A recomendação para que Sandro fosse transferido a um espaço mais adequado — onde pudesse, enfim, conviver com outros de sua espécie e receber cuidados especializados — surgiu como resposta a essa inquietação.
O debate, entretanto, que poderia ter sido conduzido com maturidade institucional e foco exclusivo no bem-estar do animal, tomou outro rumo. O embate ganhou contornos jurídicos, políticos e midiáticos.
O Ministério Público ajuizou ação, a prefeitura resistiu, o caso subiu às instâncias superiores e se transformou em um cabo de guerra de narrativas. De um lado, técnicos e defensores da causa animal apontam os benefícios da transferência. De outro lado, o poder público municipal questiona a decisão judicial e sustenta que Sandro está muito bem assistido em Sorocaba e “satisfeito” com seu atual recinto, visto que não apresenta qualquer comportamento que aponte para o contrário. O animal se mostra saudável, se alimenta normalmente, não é agressivo, não apresenta qualquer sinal de alguma doença e interage com seus tratadores.
O problema, neste momento, não é apenas o destino de Sandro, mas o modelo de gestão pública e a responsabilidade ética que temos para com os seres vivos sob nossa tutela. A concessão do efeito suspensivo pela Justiça garante à prefeitura uma sobrevida na disputa judicial, mas impõe ao debate uma urgência maior: até quando as decisões sobre animais silvestres em cativeiro serão tratadas com a mesma lógica burocrática de uma questão administrativa?
Não se trata de romantizar santuários nem de demonizar zoológicos. Ambos podem cumprir papéis importantes, desde que respeitem parâmetros técnicos e científicos modernos. Lamentavelmente, o debate em torno de Sandro tem sido contaminado por posturas e ações não adequadas, e não podemos nos deixar contaminar por elas, visto que a decisão envolve um ser vivo, que não consegue sobreviver por si só longe da natureza e precisa de cuidados.
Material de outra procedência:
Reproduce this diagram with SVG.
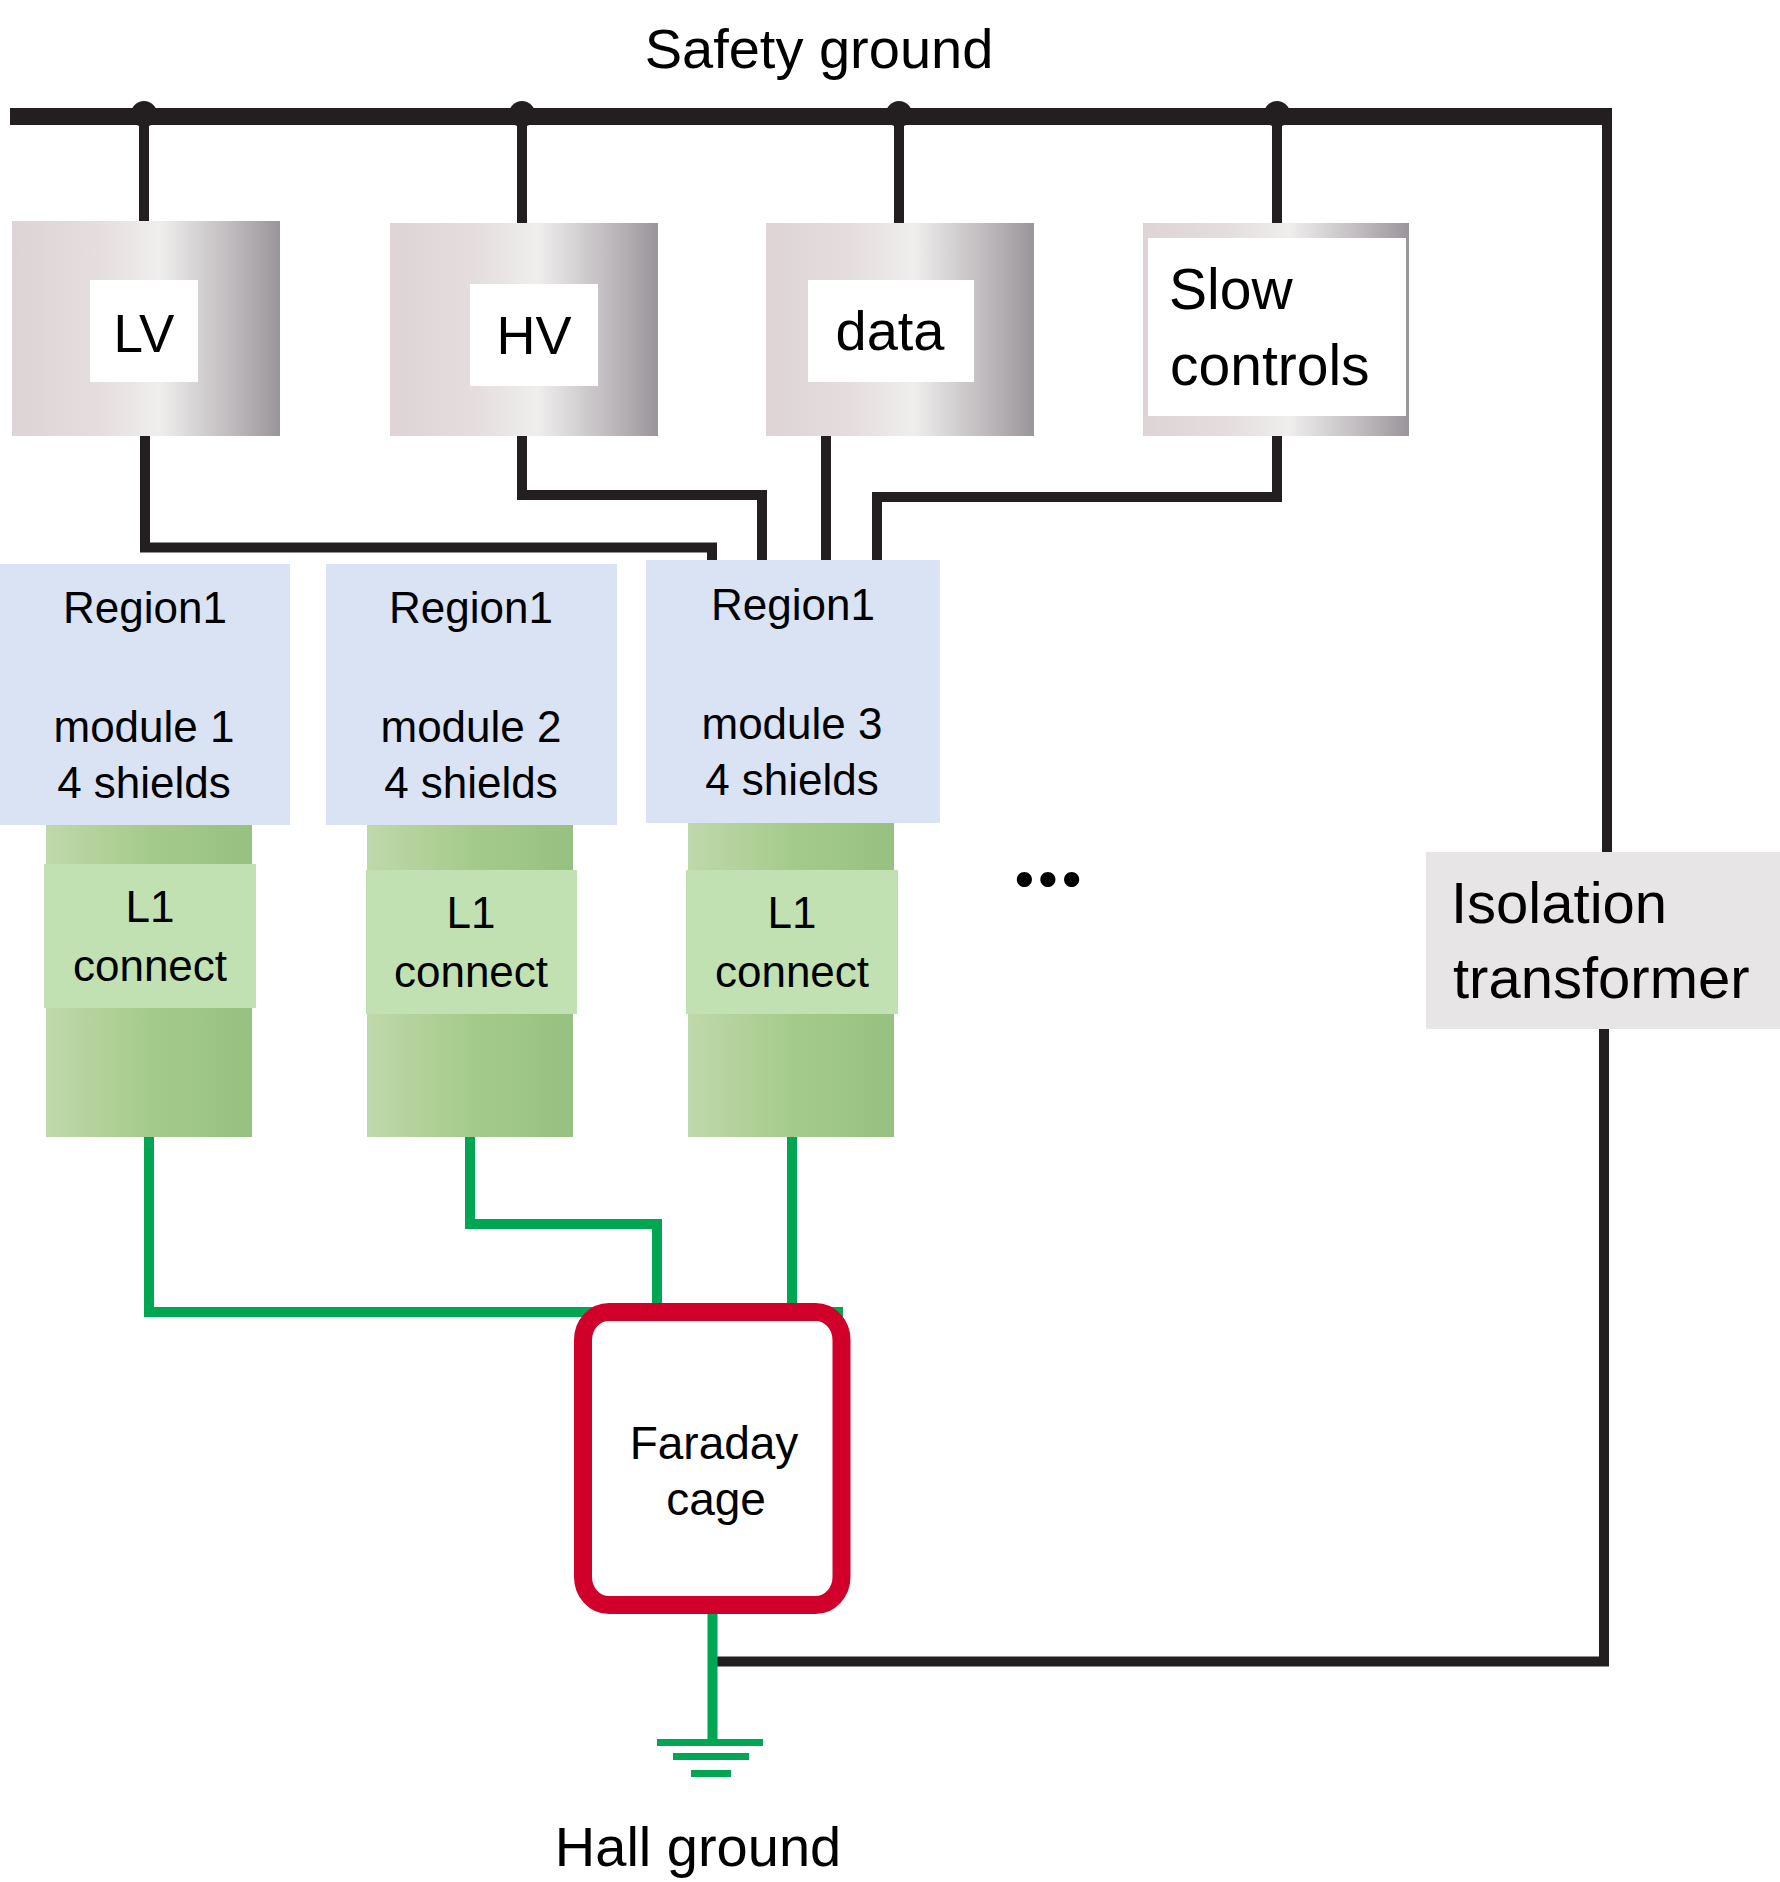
<svg xmlns="http://www.w3.org/2000/svg" width="1780" height="1882" viewBox="0 0 1780 1882">
<style>
text{font-family:"Liberation Sans",Arial,sans-serif;fill:#000}
.big{font-size:56px}
.mid{font-size:44px}
.c{text-anchor:middle}
.blk{fill:none;stroke:#231f20;stroke-width:10}
.grn{fill:none;stroke:#00a651;stroke-width:10}
.region{fill:#dae3f3}
.col{fill:url(#gGreen)}
.lab{fill:#c2e1b2}
.box{fill:url(#gGray)}
.white{fill:#fff}
</style>
<defs>
<linearGradient id="gGray" x1="0" y1="0" x2="1" y2="0">
<stop offset="0" stop-color="#ded4d5"/>
<stop offset="0.3" stop-color="#e4dcdd"/>
<stop offset="0.55" stop-color="#efeeed"/>
<stop offset="0.8" stop-color="#c2bec1"/>
<stop offset="1" stop-color="#9a959a"/>
</linearGradient>
<linearGradient id="gGreen" x1="0" y1="0" x2="1" y2="0">
<stop offset="0" stop-color="#c0d8aa"/>
<stop offset="0.5" stop-color="#a5cb8c"/>
<stop offset="1" stop-color="#97c180"/>
</linearGradient>
</defs>
<rect width="1780" height="1882" fill="#fff"/>

<g id="connectors">
<path class="blk" d="M144 116V221M522 116V223M899 116V223M1277 116V223"/>
<path class="blk" d="M1607 116V852M1604 1029V1661.5H713"/>
<path class="blk" d="M145 436V547.5H712V560M522 436V495H762V560M826 436V560M1277 436V497H877V560"/>
<path class="grn" d="M149 1137V1312H843M470 1137V1224H657V1312M792 1137V1312M712.5 1605V1742"/>
<rect x="10" y="108" width="1602" height="17" fill="#231f20"/>
<circle cx="144" cy="114" r="13" fill="#231f20"/>
<circle cx="522" cy="114" r="13" fill="#231f20"/>
<circle cx="899" cy="114" r="13" fill="#231f20"/>
<circle cx="1277" cy="114" r="13" fill="#231f20"/>
</g>

<text id="safety-ground" class="big c" x="819" y="68">Safety ground</text>

<g id="lv">
<rect class="box" x="12" y="221" width="268" height="215"/>
<rect class="white" x="90" y="280" width="108" height="102"/>
<text class="c" x="144" y="352" font-size="53">LV</text>
</g>
<g id="hv">
<rect class="box" x="390" y="223" width="268" height="213"/>
<rect class="white" x="470" y="284" width="128" height="102"/>
<text class="c" x="534" y="354" font-size="54">HV</text>
</g>
<g id="data">
<rect class="box" x="766" y="223" width="268" height="213"/>
<rect class="white" x="808" y="280" width="166" height="102"/>
<text class="c" x="890" y="350" font-size="56">data</text>
</g>
<g id="slow-controls">
<rect class="box" x="1143" y="223" width="266" height="213"/>
<rect class="white" x="1148" y="238" width="258" height="178"/>
<text x="1169" y="309" font-size="57">Slow</text>
<text x="1170" y="385" font-size="57">controls</text>
</g>

<g id="module1">
<rect class="region" x="0" y="564" width="290" height="261"/>
<text class="mid c" x="145" y="623">Region1</text>
<text class="mid c" x="144" y="742">module 1</text>
<text class="mid c" x="144" y="798">4 shields</text>
</g>
<g id="module2">
<rect class="region" x="326" y="564" width="291" height="261"/>
<text class="mid c" x="471" y="623">Region1</text>
<text class="mid c" x="471" y="742">module 2</text>
<text class="mid c" x="471" y="798">4 shields</text>
</g>
<g id="module3">
<rect class="region" x="646" y="560" width="294" height="263"/>
<text class="mid c" x="793" y="620">Region1</text>
<text class="mid c" x="792" y="739">module 3</text>
<text class="mid c" x="792" y="795">4 shields</text>
</g>

<g id="l1-connect-1">
<rect class="col" x="46" y="825" width="206" height="312"/>
<rect class="lab" x="44" y="864" width="212" height="144"/>
<text class="mid c" x="150" y="922">L1</text>
<text class="mid c" x="150" y="981">connect</text>
</g>
<g id="l1-connect-2">
<rect class="col" x="367" y="825" width="206" height="312"/>
<rect class="lab" x="366" y="870" width="211" height="144"/>
<text class="mid c" x="471" y="928">L1</text>
<text class="mid c" x="471" y="987">connect</text>
</g>
<g id="l1-connect-3">
<rect class="col" x="688" y="823" width="206" height="314"/>
<rect class="lab" x="686" y="870" width="212" height="144"/>
<text class="mid c" x="792" y="928">L1</text>
<text class="mid c" x="792" y="987">connect</text>
</g>

<text id="ellipsis" class="c" x="1048" y="886" font-size="100" font-weight="bold" style="font-family:Lato,'Liberation Sans',sans-serif">...</text>

<g id="isolation-transformer">
<rect x="1426" y="852" width="354" height="177" fill="#e7e5e6"/>
<text x="1451" y="923" font-size="58">Isolation</text>
<text x="1453" y="998" font-size="58">transformer</text>
</g>

<g id="faraday-cage">
<rect x="583" y="1312" width="258.5" height="293" rx="26" ry="28" fill="#fff" stroke="#d0002b" stroke-width="18"/>
<text class="c" x="714" y="1459" font-size="46">Faraday</text>
<text class="c" x="716" y="1515" font-size="46">cage</text>
</g>

<g id="hall-ground">
<rect x="657" y="1739" width="106" height="7" fill="#00a651"/>
<rect x="673" y="1753" width="76" height="7" fill="#00a651"/>
<rect x="691" y="1770" width="40" height="7" fill="#00a651"/>
<text class="big c" x="698" y="1866">Hall ground</text>
</g>
</svg>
A decisão sobre o destino de Sandro não deve ser determinada pelo volume de likes nas redes, mas por dados técnicos, avaliações médicas, pareceres de especialistas e, sobretudo, pela aplicação ponderada da lei.
O Ministério Público tem atuado de forma coerente com sua missão constitucional de zelar pelo interesse público e pelos direitos difusos — entre eles, os direitos dos animais.
O fato de o TJ-SP ainda analisar o mérito da ação nos próximos meses revela que há espaço para reflexão, revisão e eventual consenso. Espera-se que essa janela seja aproveitada para se elevar o nível do debate.
Que se permita aos técnicos do SEB o acesso ao recinto, que se ouçam as partes com equilíbrio e que se respeite a liturgia do processo judicial, sem ameaças ou manipulações emocionais.
Sandro não é um símbolo político. Não deve ser usado como ferramenta de marketing, de autopromoção ou de enfrentamento institucional. Ele é um ser que possui instinto e percepção, com necessidades próprias, e que vive sob total dependência de decisões humanas. Essa dependência exige de nós responsabilidade e, sobretudo, compaixão.
Independentemente do desfecho judicial, que certamente será respeitado, o caso Sandro deve nos fazer refletir sobre o papel dos zoológicos no século 21, sobre como tratamos os animais que mantemos sob nossa guarda e sobre a urgência de repensar políticas públicas que coloquem a vida — e não o orgulho — no centro das decisões.
Que o tempo concedido por esse efeito suspensivo seja utilizado não para prolongar disputas, mas para construir soluções. Afinal, Sandro já esperou demais. E quem espera por ele agora é a consciência coletiva de uma cidade e de um País que pretende ser comprometido com a justiça e com a vida.